_Task details_
Leave out the pictures and repeat the data exactly.

_Data segment_
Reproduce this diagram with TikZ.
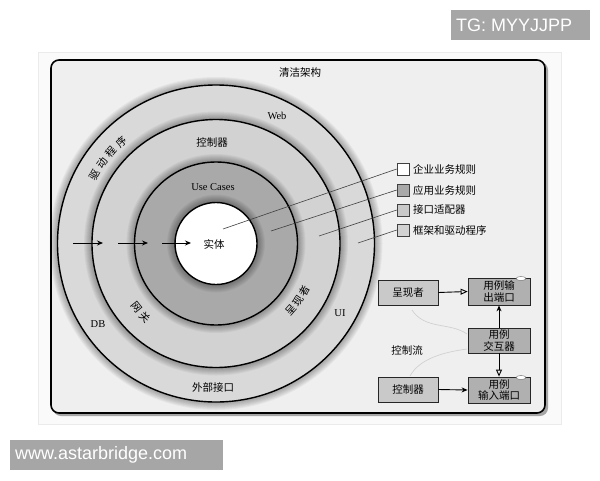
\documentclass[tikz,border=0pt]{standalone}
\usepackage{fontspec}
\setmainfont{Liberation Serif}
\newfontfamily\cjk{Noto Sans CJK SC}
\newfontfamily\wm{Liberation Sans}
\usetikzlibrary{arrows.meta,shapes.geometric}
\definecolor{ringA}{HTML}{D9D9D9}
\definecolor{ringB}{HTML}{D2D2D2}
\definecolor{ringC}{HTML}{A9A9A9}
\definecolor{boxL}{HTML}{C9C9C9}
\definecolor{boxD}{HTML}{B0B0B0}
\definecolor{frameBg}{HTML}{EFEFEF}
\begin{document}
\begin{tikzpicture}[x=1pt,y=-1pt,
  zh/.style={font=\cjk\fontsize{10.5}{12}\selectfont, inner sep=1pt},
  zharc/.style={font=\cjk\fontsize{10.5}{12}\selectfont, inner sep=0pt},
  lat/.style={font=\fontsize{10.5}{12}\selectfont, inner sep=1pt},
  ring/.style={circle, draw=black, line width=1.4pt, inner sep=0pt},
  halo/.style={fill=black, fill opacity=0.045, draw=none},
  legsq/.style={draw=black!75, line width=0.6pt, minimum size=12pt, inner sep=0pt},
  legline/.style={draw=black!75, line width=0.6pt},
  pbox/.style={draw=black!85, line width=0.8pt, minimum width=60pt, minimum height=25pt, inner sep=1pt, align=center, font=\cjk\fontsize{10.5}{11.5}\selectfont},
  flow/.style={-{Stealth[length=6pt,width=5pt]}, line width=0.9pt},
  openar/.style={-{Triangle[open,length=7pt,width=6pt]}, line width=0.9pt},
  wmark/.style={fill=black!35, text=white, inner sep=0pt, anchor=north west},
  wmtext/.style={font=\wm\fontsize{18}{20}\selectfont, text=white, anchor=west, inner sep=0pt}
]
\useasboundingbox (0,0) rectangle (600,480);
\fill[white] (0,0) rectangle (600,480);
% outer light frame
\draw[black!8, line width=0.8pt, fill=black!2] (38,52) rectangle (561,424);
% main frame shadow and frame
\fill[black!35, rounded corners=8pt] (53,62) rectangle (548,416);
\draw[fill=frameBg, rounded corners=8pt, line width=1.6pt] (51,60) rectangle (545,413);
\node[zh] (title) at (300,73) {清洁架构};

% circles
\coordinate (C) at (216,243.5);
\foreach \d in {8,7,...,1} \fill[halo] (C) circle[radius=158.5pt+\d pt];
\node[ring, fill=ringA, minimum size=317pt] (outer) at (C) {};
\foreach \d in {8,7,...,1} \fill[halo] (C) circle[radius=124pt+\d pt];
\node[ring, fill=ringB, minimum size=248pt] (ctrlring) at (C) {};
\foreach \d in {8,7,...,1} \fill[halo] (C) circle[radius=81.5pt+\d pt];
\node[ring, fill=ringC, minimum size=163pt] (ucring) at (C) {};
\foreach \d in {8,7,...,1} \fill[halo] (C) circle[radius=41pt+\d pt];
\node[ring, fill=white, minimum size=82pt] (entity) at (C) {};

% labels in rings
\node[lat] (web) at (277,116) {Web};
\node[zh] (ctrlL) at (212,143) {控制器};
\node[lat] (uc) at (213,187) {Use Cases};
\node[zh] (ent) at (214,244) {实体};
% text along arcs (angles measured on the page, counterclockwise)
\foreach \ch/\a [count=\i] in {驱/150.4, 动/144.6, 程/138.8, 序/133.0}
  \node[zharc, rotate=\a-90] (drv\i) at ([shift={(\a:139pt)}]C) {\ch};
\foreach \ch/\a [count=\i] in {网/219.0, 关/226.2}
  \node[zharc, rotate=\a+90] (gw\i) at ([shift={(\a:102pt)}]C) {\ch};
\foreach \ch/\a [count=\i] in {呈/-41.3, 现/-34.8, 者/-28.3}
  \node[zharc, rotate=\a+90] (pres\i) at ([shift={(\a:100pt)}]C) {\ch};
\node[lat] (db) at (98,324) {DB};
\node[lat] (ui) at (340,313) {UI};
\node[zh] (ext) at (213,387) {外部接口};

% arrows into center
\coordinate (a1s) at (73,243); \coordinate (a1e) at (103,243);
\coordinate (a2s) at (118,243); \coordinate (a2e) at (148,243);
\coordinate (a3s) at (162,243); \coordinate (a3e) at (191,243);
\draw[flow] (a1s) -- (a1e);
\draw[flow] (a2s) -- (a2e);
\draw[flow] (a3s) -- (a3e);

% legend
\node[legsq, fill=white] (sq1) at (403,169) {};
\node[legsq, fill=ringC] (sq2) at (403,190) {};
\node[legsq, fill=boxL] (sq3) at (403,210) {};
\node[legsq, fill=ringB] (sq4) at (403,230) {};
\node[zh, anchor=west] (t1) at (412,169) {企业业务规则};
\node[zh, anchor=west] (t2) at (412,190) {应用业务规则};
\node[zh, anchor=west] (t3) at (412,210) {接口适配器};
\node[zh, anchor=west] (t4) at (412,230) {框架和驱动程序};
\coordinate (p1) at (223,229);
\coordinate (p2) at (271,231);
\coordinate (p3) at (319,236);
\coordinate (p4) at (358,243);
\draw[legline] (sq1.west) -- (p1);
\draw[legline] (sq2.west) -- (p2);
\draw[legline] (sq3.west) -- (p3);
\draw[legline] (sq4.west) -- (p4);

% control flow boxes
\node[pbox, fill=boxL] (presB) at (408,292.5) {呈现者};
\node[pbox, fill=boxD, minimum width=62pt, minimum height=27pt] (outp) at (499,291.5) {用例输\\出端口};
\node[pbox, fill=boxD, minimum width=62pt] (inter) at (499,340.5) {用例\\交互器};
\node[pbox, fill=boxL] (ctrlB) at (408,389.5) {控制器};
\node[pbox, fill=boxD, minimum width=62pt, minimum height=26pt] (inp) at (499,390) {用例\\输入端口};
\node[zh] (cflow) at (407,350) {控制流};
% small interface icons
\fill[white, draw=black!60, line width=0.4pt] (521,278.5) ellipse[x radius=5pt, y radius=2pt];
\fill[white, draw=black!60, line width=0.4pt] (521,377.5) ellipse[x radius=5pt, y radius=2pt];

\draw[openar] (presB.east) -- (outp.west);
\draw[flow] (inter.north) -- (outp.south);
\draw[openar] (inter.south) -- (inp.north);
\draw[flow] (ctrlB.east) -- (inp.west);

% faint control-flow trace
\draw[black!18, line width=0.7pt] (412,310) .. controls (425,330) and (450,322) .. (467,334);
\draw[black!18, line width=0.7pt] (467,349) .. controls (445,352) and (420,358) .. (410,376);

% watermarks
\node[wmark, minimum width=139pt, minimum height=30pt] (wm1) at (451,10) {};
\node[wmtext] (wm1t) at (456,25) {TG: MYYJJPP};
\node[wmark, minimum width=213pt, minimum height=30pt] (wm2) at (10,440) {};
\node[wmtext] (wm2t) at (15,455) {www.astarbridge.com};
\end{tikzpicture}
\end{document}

_Solved exercise_
Reproduce this diagram with TikZ.
\documentclass[tikz,border=0pt]{standalone}
\usepackage{fontspec}
\setmainfont{Liberation Serif}
\newfontfamily\cjk{Noto Sans CJK SC}
\newfontfamily\wm{Liberation Sans}
\usetikzlibrary{arrows.meta,shapes.geometric}
\definecolor{ringA}{HTML}{D9D9D9}
\definecolor{ringB}{HTML}{D2D2D2}
\definecolor{ringC}{HTML}{A9A9A9}
\definecolor{boxL}{HTML}{C9C9C9}
\definecolor{boxD}{HTML}{B0B0B0}
\definecolor{frameBg}{HTML}{EFEFEF}
\begin{document}
\begin{tikzpicture}[x=1pt,y=-1pt,
  zh/.style={font=\cjk\fontsize{10.5}{12}\selectfont, inner sep=1pt},
  zharc/.style={font=\cjk\fontsize{10.5}{12}\selectfont, inner sep=0pt},
  lat/.style={font=\fontsize{10.5}{12}\selectfont, inner sep=1pt},
  ring/.style={circle, draw=black, line width=1.4pt, inner sep=0pt},
  halo/.style={fill=black, fill opacity=0.045, draw=none},
  legsq/.style={draw=black!75, line width=0.6pt, minimum size=12pt, inner sep=0pt},
  legline/.style={draw=black!75, line width=0.6pt},
  pbox/.style={draw=black!85, line width=0.8pt, minimum width=60pt, minimum height=25pt, inner sep=1pt, align=center, font=\cjk\fontsize{10.5}{11.5}\selectfont},
  flow/.style={-{Stealth[length=6pt,width=5pt]}, line width=0.9pt},
  openar/.style={-{Triangle[open,length=7pt,width=6pt]}, line width=0.9pt},
  wmark/.style={fill=black!35, text=white, inner sep=0pt, anchor=north west},
  wmtext/.style={font=\wm\fontsize{18}{20}\selectfont, text=white, anchor=west, inner sep=0pt}
]
\useasboundingbox (0,0) rectangle (600,480);
\fill[white] (0,0) rectangle (600,480);
% outer light frame
\draw[black!8, line width=0.8pt, fill=black!2] (38,52) rectangle (561,424);
% main frame shadow and frame
\fill[black!35, rounded corners=8pt] (53,62) rectangle (548,416);
\draw[fill=frameBg, rounded corners=8pt, line width=1.6pt] (51,60) rectangle (545,413);
\node[zh] (title) at (300,73) {清洁架构};

% circles
\coordinate (C) at (216,243.5);
\foreach \d in {8,7,...,1} \fill[halo] (C) circle[radius=158.5pt+\d pt];
\node[ring, fill=ringA, minimum size=317pt] (outer) at (C) {};
\foreach \d in {8,7,...,1} \fill[halo] (C) circle[radius=124pt+\d pt];
\node[ring, fill=ringB, minimum size=248pt] (ctrlring) at (C) {};
\foreach \d in {8,7,...,1} \fill[halo] (C) circle[radius=81.5pt+\d pt];
\node[ring, fill=ringC, minimum size=163pt] (ucring) at (C) {};
\foreach \d in {8,7,...,1} \fill[halo] (C) circle[radius=41pt+\d pt];
\node[ring, fill=white, minimum size=82pt] (entity) at (C) {};

% labels in rings
\node[lat] (web) at (277,116) {Web};
\node[zh] (ctrlL) at (212,143) {控制器};
\node[lat] (uc) at (213,187) {Use Cases};
\node[zh] (ent) at (214,244) {实体};
% text along arcs (angles measured on the page, counterclockwise)
\foreach \ch/\a [count=\i] in {驱/150.4, 动/144.6, 程/138.8, 序/133.0}
  \node[zharc, rotate=\a-90] (drv\i) at ([shift={(\a:139pt)}]C) {\ch};
\foreach \ch/\a [count=\i] in {网/219.0, 关/226.2}
  \node[zharc, rotate=\a+90] (gw\i) at ([shift={(\a:102pt)}]C) {\ch};
\foreach \ch/\a [count=\i] in {呈/-41.3, 现/-34.8, 者/-28.3}
  \node[zharc, rotate=\a+90] (pres\i) at ([shift={(\a:100pt)}]C) {\ch};
\node[lat] (db) at (98,324) {DB};
\node[lat] (ui) at (340,313) {UI};
\node[zh] (ext) at (213,387) {外部接口};

% arrows into center
\coordinate (a1s) at (73,243); \coordinate (a1e) at (103,243);
\coordinate (a2s) at (118,243); \coordinate (a2e) at (148,243);
\coordinate (a3s) at (162,243); \coordinate (a3e) at (191,243);
\draw[flow] (a1s) -- (a1e);
\draw[flow] (a2s) -- (a2e);
\draw[flow] (a3s) -- (a3e);

% legend
\node[legsq, fill=white] (sq1) at (403,169) {};
\node[legsq, fill=ringC] (sq2) at (403,190) {};
\node[legsq, fill=boxL] (sq3) at (403,210) {};
\node[legsq, fill=ringB] (sq4) at (403,230) {};
\node[zh, anchor=west] (t1) at (412,169) {企业业务规则};
\node[zh, anchor=west] (t2) at (412,190) {应用业务规则};
\node[zh, anchor=west] (t3) at (412,210) {接口适配器};
\node[zh, anchor=west] (t4) at (412,230) {框架和驱动程序};
\coordinate (p1) at (223,229);
\coordinate (p2) at (271,231);
\coordinate (p3) at (319,236);
\coordinate (p4) at (358,243);
\draw[legline] (sq1.west) -- (p1);
\draw[legline] (sq2.west) -- (p2);
\draw[legline] (sq3.west) -- (p3);
\draw[legline] (sq4.west) -- (p4);

% control flow boxes
\node[pbox, fill=boxL] (presB) at (408,292.5) {呈现者};
\node[pbox, fill=boxD, minimum width=62pt, minimum height=27pt] (outp) at (499,291.5) {用例输\\出端口};
\node[pbox, fill=boxD, minimum width=62pt] (inter) at (499,340.5) {用例\\交互器};
\node[pbox, fill=boxL] (ctrlB) at (408,389.5) {控制器};
\node[pbox, fill=boxD, minimum width=62pt, minimum height=26pt] (inp) at (499,390) {用例\\输入端口};
\node[zh] (cflow) at (407,350) {控制流};
% small interface icons
\fill[white, draw=black!60, line width=0.4pt] (521,278.5) ellipse[x radius=5pt, y radius=2pt];
\fill[white, draw=black!60, line width=0.4pt] (521,377.5) ellipse[x radius=5pt, y radius=2pt];

\draw[openar] (presB.east) -- (outp.west);
\draw[flow] (inter.north) -- (outp.south);
\draw[openar] (inter.south) -- (inp.north);
\draw[flow] (ctrlB.east) -- (inp.west);

% faint control-flow trace
\draw[black!18, line width=0.7pt] (412,310) .. controls (425,330) and (450,322) .. (467,334);
\draw[black!18, line width=0.7pt] (467,349) .. controls (445,352) and (420,358) .. (410,376);

% watermarks
\node[wmark, minimum width=139pt, minimum height=30pt] (wm1) at (451,10) {};
\node[wmtext] (wm1t) at (456,25) {TG: MYYJJPP};
\node[wmark, minimum width=213pt, minimum height=30pt] (wm2) at (10,440) {};
\node[wmtext] (wm2t) at (15,455) {www.astarbridge.com};
\end{tikzpicture}
\end{document}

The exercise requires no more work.